A lot of this is waffly PR talk and most of it will either grate or resonate strongly with USMNT fans.

“Like any grand project, ours is a work in progress” is like saying, ‘hey, give us another year or so, because things won’t be great for a while’ or something along those lines.

And the acceptance that “the 2026 World Cup in North America as our guidepost” shows that the route ahead has been planned out and the 2022 World Cup is somewhat of an afterthought already. Of course, the U.S. will want to qualify, but having such a young squad getting the experience it has over the past 12 months is clearly focused on them succeeding on home soil in eight years time. A lot can change in eight years, but at least the USMNT know they will be in that World Cup (it has yet to be announced officially, but the expectation is that Mexico, the U.S. and Canada will all be handed automatic qualification).

The past 12 months have been somewhat of a wasted year for the USMNT. They have drifted along with no clear direction.

Amid the USSF presidential elections they lost plenty of time to plan and put key GMs and coaches in place to get this team back to where it needs to be. Interim head coach Dave Sarachan has done a very decent job steadying the ship and integrating young talent but this feels like the U.S. has just been treading water.

With an 18 month gap between that fateful night in Couva to their next meaningful game, a 2019 Gold Cup group stage opener in June, the U.S. men’s national team have become a bit of an afterthought.

In the next decade or so we will be talking about October 10, 2017 as either the key date where the USMNT turned itself around, or the day when things began to go badly wrong for the program.

With a promising group of youngster coming through, it seems like the former will be true. But as the USMNT acknowledge themselves, the road ahead will be an arduous one.

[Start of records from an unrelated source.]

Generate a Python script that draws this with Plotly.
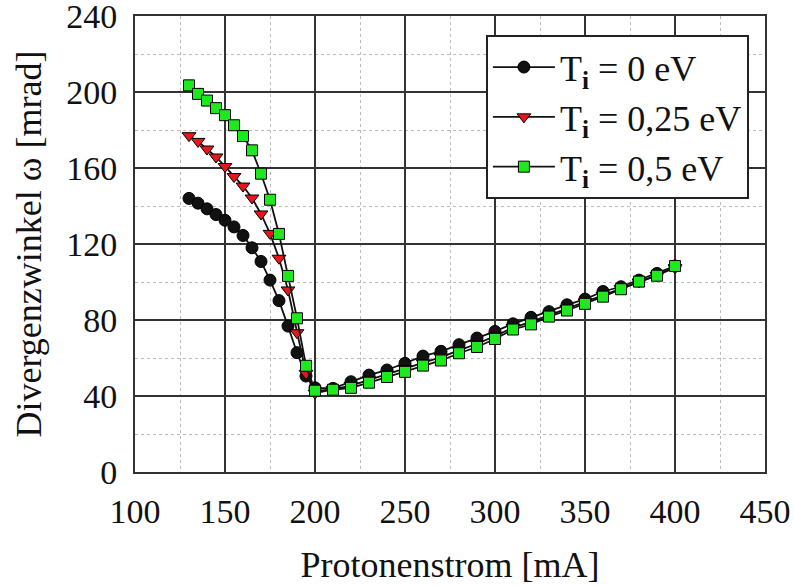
import plotly.graph_objects as go

x_vals = [130, 135, 140, 145, 150, 155, 160, 165, 170, 175, 180, 185, 190, 195, 200,
          210, 220, 230, 240, 250, 260, 270, 280, 290, 300,
          310, 320, 330, 340, 350, 360, 370, 380, 390, 400]

t0 = [144, 141.5, 138.5, 135.5, 132.5, 129, 124.5, 118, 110.8, 101, 90.2, 76.8, 62.8, 50.5, 44.3,
      44, 47.5, 51, 53.7, 57.2, 61, 63.5, 67, 70.5, 74,
      78, 81.4, 84.4, 88, 91, 95, 97.5, 101, 104.5, 108.4]

t025 = [177, 174, 170, 165.8, 160.8, 155.5, 150.5, 144.2, 135.8, 125.6, 112.5, 95.8, 73.3, 51.9, 41.5,
        43.5, 45.5, 48.5, 51.5, 54.5, 57.5, 60.5, 64, 67.5, 71.5,
        76, 79, 82.5, 86, 89.5, 93, 96.5, 100, 103.5, 107.5]

t05 = [203.5, 199, 195.5, 191.5, 187.8, 182.5, 176.8, 169.3, 157, 143.3, 125.3, 103.2, 80.9, 55.9, 42.8,
       43.3, 44.3, 47, 50, 52.7, 56, 58.7, 62.5, 65.8, 70,
       75, 77.7, 81.8, 85, 88.5, 92.3, 96.2, 100.2, 103.3, 108.4]

names = ["T<sub><b>i</b></sub> = 0 eV", "T<sub><b>i</b></sub> = 0,25 eV", "T<sub><b>i</b></sub> = 0,5 eV"]
x_ticks = [100, 150, 200, 250, 300, 350, 400, 450]
y_ticks = [0, 40, 80, 120, 160, 200, 240]

FONT = "Liberation Serif, Times New Roman, serif"

fig = go.Figure()
fig.add_trace(go.Scatter(x=x_vals, y=t0, name=names[0], mode="lines+markers",
                         line=dict(color="#111111", width=1.8),
                         marker=dict(symbol="circle", size=12, color="#111111",
                                     line=dict(color="#000000", width=1))))
fig.add_trace(go.Scatter(x=x_vals, y=t025, name=names[1], mode="lines+markers",
                         line=dict(color="#111111", width=1.8),
                         marker=dict(symbol="triangle-down", size=12, color="#e8161b",
                                     line=dict(color="#000000", width=1))))
fig.add_trace(go.Scatter(x=x_vals, y=t05, name=names[2], mode="lines+markers",
                         line=dict(color="#111111", width=1.8),
                         marker=dict(symbol="square", size=11, color="#1ee81e",
                                     line=dict(color="#000000", width=1))))

axis_common = dict(
    showgrid=True, gridcolor="#333333", gridwidth=1.6,
    showline=True, linecolor="#333333", linewidth=2, mirror=True,
    zeroline=False, ticks="", automargin=False, ticklabeloverflow="allow",
    tickfont=dict(family=FONT, size=34, color="#111111"),
)

fig.update_xaxes(range=[100, 450], tickvals=x_ticks, ticklabelstandoff=8,
                 title=dict(text="Protonenstrom [mA]", font=dict(family=FONT, size=36, color="#111111"),
                            standoff=23),
                 minor=dict(dtick=25, tick0=100, showgrid=True, gridcolor="#bbbbbb",
                            griddash="dot", gridwidth=1.2),
                 **axis_common)
fig.update_yaxes(range=[0, 240], tickvals=y_ticks, ticklabelstandoff=9,
                 title=dict(text="Divergenzwinkel ω [mrad]", font=dict(family=FONT, size=36, color="#111111"),
                            standoff=14),
                 minor=dict(dtick=20, tick0=0, showgrid=True, gridcolor="#bbbbbb",
                            griddash="dot", gridwidth=1.2),
                 **axis_common)

fig.update_layout(
    width=794, height=587,
    margin=dict(l=135, r=29, t=16, b=115),
    paper_bgcolor="white", plot_bgcolor="white",
    font=dict(family=FONT, size=36, color="#111111"),
    legend=dict(x=0.557, y=0.958, xanchor="left", yanchor="top",
                bgcolor="white", bordercolor="#222222", borderwidth=2,
                font=dict(family=FONT, size=36, color="#111111"),
                itemwidth=62),
    showlegend=True,
)

fig.write_html("out.html")
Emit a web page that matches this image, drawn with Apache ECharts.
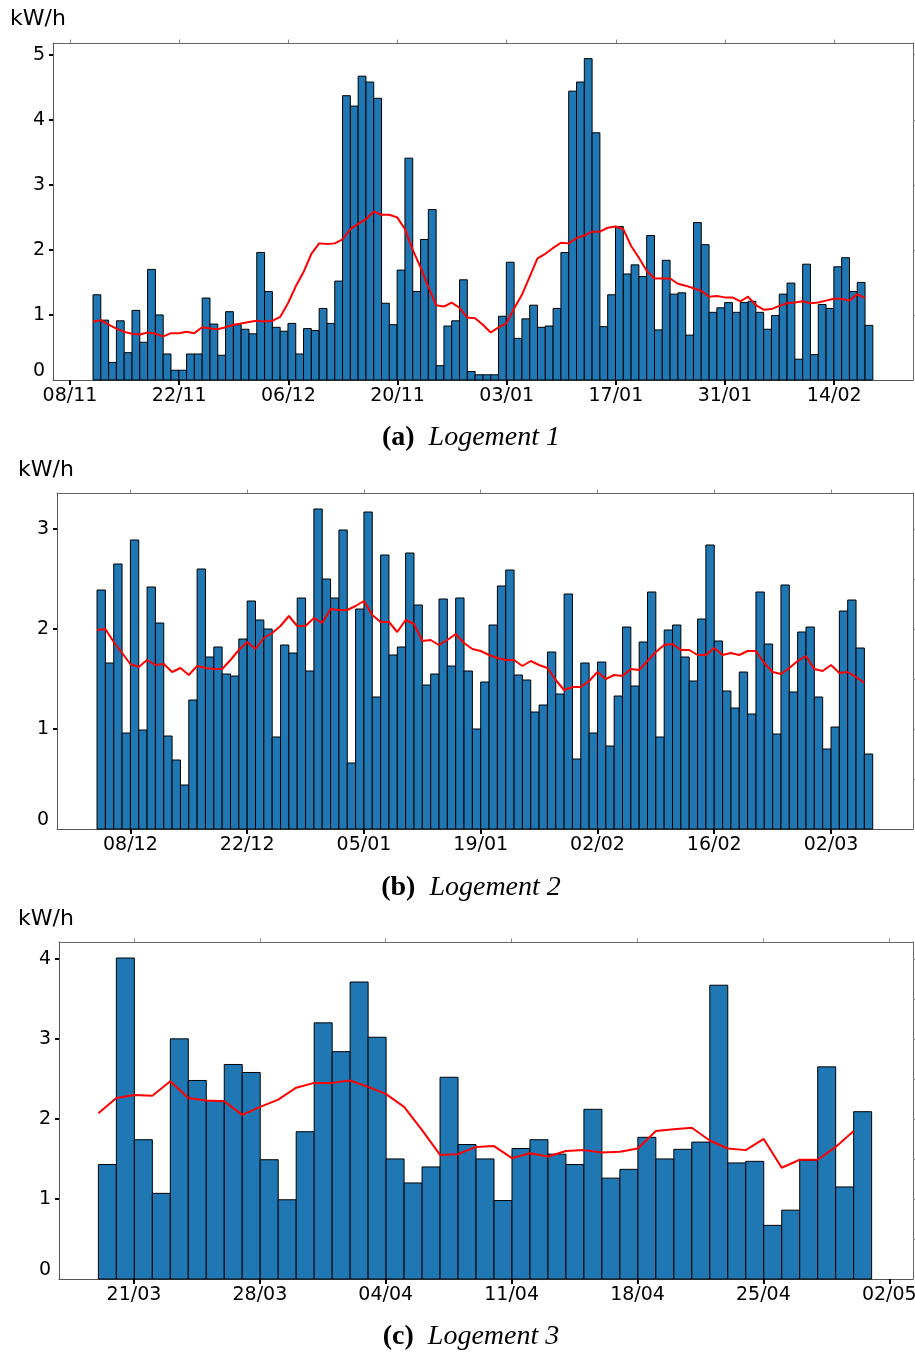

If the future is really going to be “US” then first they need a new head coach and to get the ball rolling as to what the identity and plan is for this team.

There has been too much time standing still. The USMNT needs to get their act together, fast, if they’re going to rebound successfully from what happened one year ago today. This anniversary acts as a painful reminder as to just how much work still needs to be done to restore pride in the U.S. men’s national team.